Turn on SQL tracing at 8:45pm and see what kicks in... Turn it off again after the monster performance hit starts to occur and take it from there.

oneilldo · 16 Jan 2012 at 14:02

Just use SQL Server profiler and save results to a table. Then the next day select from the table order by duration or reads descending and you will find the culprit. Depending on usage you might want someone in to keep an eye during the trace running as it can add load to the server and also the table it creates could be quite large. Profiler can create large temp files as well depending on usage

A faster way might be If you can connect to SQL server management studio at the time it is happening, run exec sp_who2 look for status runnable and a large value for DiskIO. Make a note of the SPID of the ones that are highest for this. Wait 1 minute or so and run exec sp_who2 again now get the diskio out for the highest again. Your looking for the SPID where the DiskIO has increased the most in that minute period.

sp_who2 will also show the DBName and userid for that Spid so that should help you track it down.
dbcc inputbuffer(XX) where xx is the SPID will show what is running (or last ran) from that SPID.

NB: The values are for that connection so if you leave connections open for a while the values could be quite high. However comparing the values as outlined above between a minute period and identifying the SPID with the highest difference

101001101 · 16 Jan 2012 at 14:23

^^^^^ great advice, SQL Profiler is a really handy place to start to look for this kind of issue - I have used it myself many times its a life safer.

Just fire it up in the evening and set a filter to filter all SQL traffic that is > than a specific value for the CPU load - I personally would run it manually and watch it myself.

oneilldo · 16 Jan 2012 at 14:58

Thanks, it should be as I have been using it for > 10 years lol

Curiosityx · 16 Jan 2012 at 21:02

Just throwing this out there, have you looked at the LAN for any bottlenecks, oversubscription on switch uplinks or possible NIC teaming issues?

n30_mkii · 16 Jan 2012 at 22:22

oneilldo said:
Just use SQL Server profiler and save results to a table. Then the next day select from the table order by duration or reads descending and you will find the culprit. Depending on usage you might want someone in to keep an eye during the trace running as it can add load to the server and also the table it creates could be quite large.

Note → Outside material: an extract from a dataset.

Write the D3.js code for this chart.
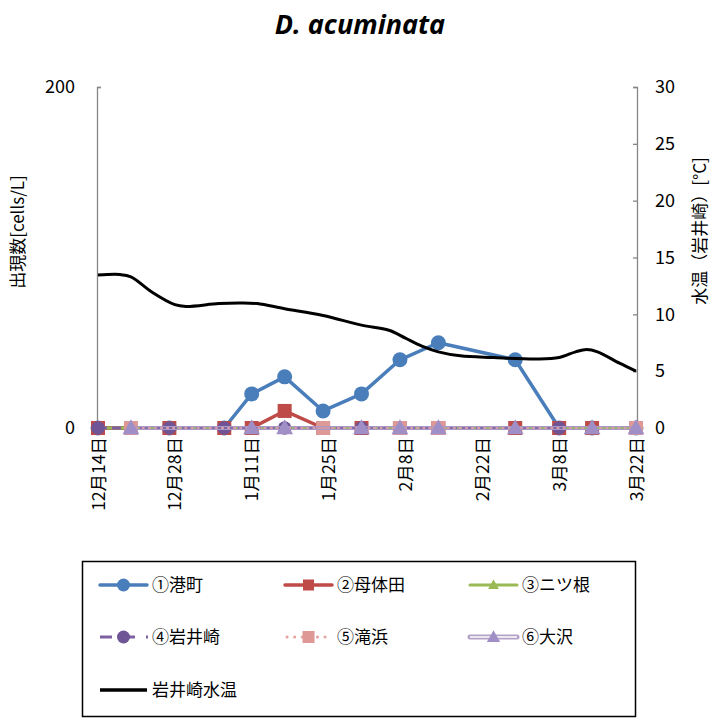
<!DOCTYPE html>
<html><head><meta charset="utf-8">
<script src="https://cdn.jsdelivr.net/npm/d3@7/dist/d3.min.js"></script>
<style>
body{margin:0;background:#fff;}
text{font-family:"Noto Sans CJK JP","Noto Sans",sans-serif;fill:#000;}
</style></head>
<body><svg id="c" width="715" height="724"></svg>
<script>
// ---- data ----
const title = "D. acuminata";
const sampleDates = ["2012-12-14","2012-12-20","2012-12-27","2013-01-06","2013-01-11","2013-01-17","2013-01-24","2013-01-31","2013-02-07","2013-02-14","2013-02-28","2013-03-08","2013-03-14","2013-03-22"];
const seriesNames = ["①港町","②母体田","③ニツ根","④岩井崎","⑤滝浜","⑥大沢"];
const s1 = [0,null,0,0,20,30,10,20,40,50,40,0,0,0];
const s2 = [0,null,0,0,0,10,0,0,0,0,0,0,0,0];
const s3 = [0,null,0,0,0,0,0,0,0,0,0,0,0,0];
const s4 = [0,null,0,0,null,0,null,0,null,null,null,0,null,null];
const s5 = [null,0,null,null,null,null,0,null,0,0,null,null,null,0];
const s6 = [null,0,null,null,0,0,null,0,0,0,0,null,0,0];
const tempName = "岩井崎水温";
const tempDates = ["2012-12-14","2012-12-18","2012-12-20","2012-12-24","2012-12-28","2012-12-30","2013-01-05","2013-01-09","2013-01-12","2013-01-17","2013-01-24","2013-01-31","2013-02-05","2013-02-08","2013-02-11","2013-02-14","2013-02-18","2013-02-24","2013-03-04","2013-03-08","2013-03-11","2013-03-13","2013-03-15","2013-03-19","2013-03-22"];
const tempValues = [13.45,13.5,13.3,11.9,10.85,10.7,10.95,11.0,10.95,10.5,9.9,9.05,8.6,7.9,7.2,6.7,6.35,6.2,6.07,6.2,6.7,6.9,6.7,5.7,5.0];
const xTicks = ["2012-12-14","2012-12-28","2013-01-11","2013-01-25","2013-02-08","2013-02-22","2013-03-08","2013-03-22"];
const leftTicks = [0,200];
const rightTicks = [0,5,10,15,20,25,30];
const leftTitle = "出現数[cells/L]";
const rightTitle = "水温（岩井崎）[°C]";

// ---- setup ----
const parse = d3.timeParse("%Y-%m-%d");
const svg = d3.select("#c");
const L = 97, R = 636, T = 87, B = 428;
const x = d3.scaleTime().domain([parse("2012-12-14"), parse("2013-03-22")]).range([L+1, R]);
const y = d3.scaleLinear().domain([0,200]).range([B,T]);
const y2 = d3.scaleLinear().domain([0,30]).range([B,T]);
const axisCol = "#868686";

// title
svg.append("text").attr("x",360).attr("y",34).attr("text-anchor","middle")
  .style("font-family","'Open Sans',sans-serif").style("font-weight","bold").style("font-style","italic")
  .style("font-size","27px").text(title);

// left axis
const gL = svg.append("g").attr("transform",`translate(${L},0)`)
  .call(d3.axisLeft(y).tickValues(leftTicks).tickSize(-4).tickPadding(22));
gL.select(".domain").attr("stroke",axisCol).attr("stroke-width",1.3);
gL.selectAll(".tick line").attr("stroke",axisCol).attr("stroke-width",1.3);
gL.selectAll("text").style("font-size","18px").style("font-family","'Noto Sans CJK JP',sans-serif");

// right axis
const gR = svg.append("g").attr("transform",`translate(${R+1},0)`)
  .call(d3.axisRight(y2).tickValues(rightTicks).tickSize(-4).tickPadding(18));
gR.select(".domain").attr("stroke",axisCol).attr("stroke-width",1.3);
gR.selectAll(".tick line").attr("stroke",axisCol).attr("stroke-width",1.3);
gR.selectAll("text").style("font-size","18px").style("font-family","'Noto Sans CJK JP',sans-serif");

// bottom axis
const fmt = d => (d.getMonth()+1)+"月"+d.getDate()+"日";
const gB = svg.append("g").attr("transform",`translate(0,${B})`)
  .call(d3.axisBottom(x).tickValues(xTicks.map(parse)).tickFormat(fmt).tickSize(0).tickPadding(0));
gB.select(".domain").attr("stroke",axisCol).attr("stroke-width",1.3);
gB.selectAll("text").style("font-size","17.5px")
  .attr("transform","translate(0,9) rotate(-90)").attr("text-anchor","end")
  .attr("x",0).attr("y",0).attr("dy","0.35em");

// axis titles
svg.append("text").attr("transform","translate(18,232) rotate(-90)").attr("text-anchor","middle")
  .attr("dy","0.35em").style("font-size","17px").text(leftTitle);
svg.append("text").attr("transform","translate(700,231) rotate(-90)").attr("text-anchor","middle")
  .attr("dy","0.35em").style("font-size","17px").text(rightTitle);

// series styles
const styles = [
  {color:"#4A7EBB", width:3.5, dash:null, cap:"round", marker:"circle", size:7.5, mcolor:"#4A7EBB"},
  {color:"#BE4B48", width:3.5, dash:null, cap:"round", marker:"square", size:14, mcolor:"#BE4B48"},
  {color:"#98B954", width:3, dash:null, cap:"round", marker:"triangle", size:9, mcolor:"#98B954"},
  {color:"#7D60A0", width:3, dash:"9,5", cap:"butt", marker:"circle", size:6.8, mcolor:"#6F5496"},
  {color:"#E6A2A0", width:3, dash:"0.1,6", cap:"round", marker:"square", size:14, mcolor:"#DE9896"},
  {color:"#A999C8", width:3, dash:null, cap:"round", marker:"triangle", size:14, mcolor:"#9F8FC6", double:true}
];
const seriesVals = [s1,s2,s3,s4,s5,s6];
const dts = sampleDates.map(parse);

function drawMarker(g, st, cx, cy){
  if(st.marker==="circle"){
    g.append("circle").attr("cx",cx).attr("cy",cy).attr("r",st.size).attr("fill",st.mcolor);
  } else if(st.marker==="square"){
    const s = st.size;
    g.append("rect").attr("x",cx-s/2).attr("y",cy-s/2).attr("width",s).attr("height",s).attr("fill",st.mcolor);
  } else {
    const s = st.size;
    g.append("path").attr("d",`M${cx},${cy-s*0.62}L${cx+s*0.6},${cy+s*0.45}L${cx-s*0.6},${cy+s*0.45}Z`).attr("fill",st.mcolor);
  }
}
function drawLine(g, st, pts, legend){
  const line = d3.line().x(d=>d[0]).y(d=>d[1]);
  if(st.double && !legend){
    // hollow compound line: two thin strokes, centre left open
    [-1.4, 1.4].forEach(off=>{
      g.append("path").attr("d",line(pts.map(p=>[p[0],p[1]+off]))).attr("fill","none")
        .attr("stroke",st.color).attr("stroke-width",1.1);
    });
    return;
  }
  const w = st.double ? 5 : st.width;
  const p = g.append("path").attr("d",line(pts)).attr("fill","none").attr("stroke",st.color)
    .attr("stroke-width", w).attr("stroke-linecap",st.cap).attr("stroke-linejoin","round");
  if(st.dash) p.attr("stroke-dasharray",st.dash);
  if(st.double){
    g.append("path").attr("d",line(pts)).attr("fill","none").attr("stroke","#fff").attr("stroke-width",1.6);
  }
}

const plot = svg.append("g");
seriesVals.forEach((vals,i)=>{
  const st = styles[i];
  const pts = [];
  vals.forEach((v,j)=>{ if(v!==null) pts.push([x(dts[j]), y(v)]); });
  const g = plot.append("g");
  drawLine(g, st, pts, false);
  pts.forEach(p=>drawMarker(g, st, p[0], p[1]));
});

// temperature
const tline = d3.line().x(d=>x(d[0])).y(d=>y2(d[1])).curve(d3.curveCatmullRom.alpha(0.5));
plot.append("path").attr("d", tline(tempDates.map((d,i)=>[parse(d), tempValues[i]])))
  .attr("fill","none").attr("stroke","#000").attr("stroke-width",3);

// legend
const lg = svg.append("g");
lg.append("rect").attr("x",82.5).attr("y",561.5).attr("width",553).attr("height",155)
  .attr("fill","#fff").attr("stroke","#000").attr("stroke-width",1.5);
const colX = [100, 285, 470];
const rowY = [585, 637, 690];
seriesNames.forEach((n,i)=>{
  const cx = colX[i%3], cy = rowY[Math.floor(i/3)];
  const st = styles[i];
  const g = lg.append("g");
  const lstyle = Object.assign({}, st);
  if(i===3) lstyle.dash = "12,11";
  if(i===4) lstyle.dash = "0.1,7.5";
  if(i===5) lstyle.color = "#B3A2C7";
  drawLine(g, lstyle, i===3 ? [[100,cy],[148,cy]] : i===4 ? [[cx+2,cy],[cx+47,cy]] : [[cx,cy],[cx+47,cy]], true);
  const ms = Object.assign({}, st);
  if(i===0) ms.size = 6.5;
  if(i===1) ms.size = 11;
  if(i===2) ms.size = 9;
  if(i===3) ms.size = 6.5;
  if(i===4) ms.size = 12;
  if(i===5) ms.size = 11;
  drawMarker(g, ms, cx+23.5, cy);
  g.append("text").attr("x",cx+52).attr("y",cy).attr("dy","0.35em").style("font-size","17px").text(n);
});
lg.append("line").attr("x1",100).attr("x2",147).attr("y1",rowY[2]).attr("y2",rowY[2]).attr("stroke","#000").attr("stroke-width",3.5);
lg.append("text").attr("x",152).attr("y",rowY[2]).attr("dy","0.35em").style("font-size","17px").text(tempName);
</script></body></html>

Profiler can create large temp files as well depending on usage

A faster way might be If you can connect to SQL server management studio at the time it is happening, run exec sp_who2 look for status runnable and a large value for DiskIO. Make a note of the SPID of the ones that are highest for this. Wait 1 minute or so and run exec sp_who2 again now get the diskio out for the highest again. Your looking for the SPID where the DiskIO has increased the most in that minute period.

sp_who2 will also show the DBName and userid for that Spid so that should help you track it down.
dbcc inputbuffer(XX) where xx is the SPID will show what is running (or last ran) from that SPID.

NB: The values are for that connection so if you leave connections open for a while the values could be quite high. However comparing the values as outlined above between a minute period and identifying the SPID with the highest difference

That has worked a treat I think I have tracked it down to a remote DBCC execution. Hopefully I can nail it down now many thanks to everyone for your help

oneilldo · 17 Jan 2012 at 09:29

no probs, if you need anymore help then let me know.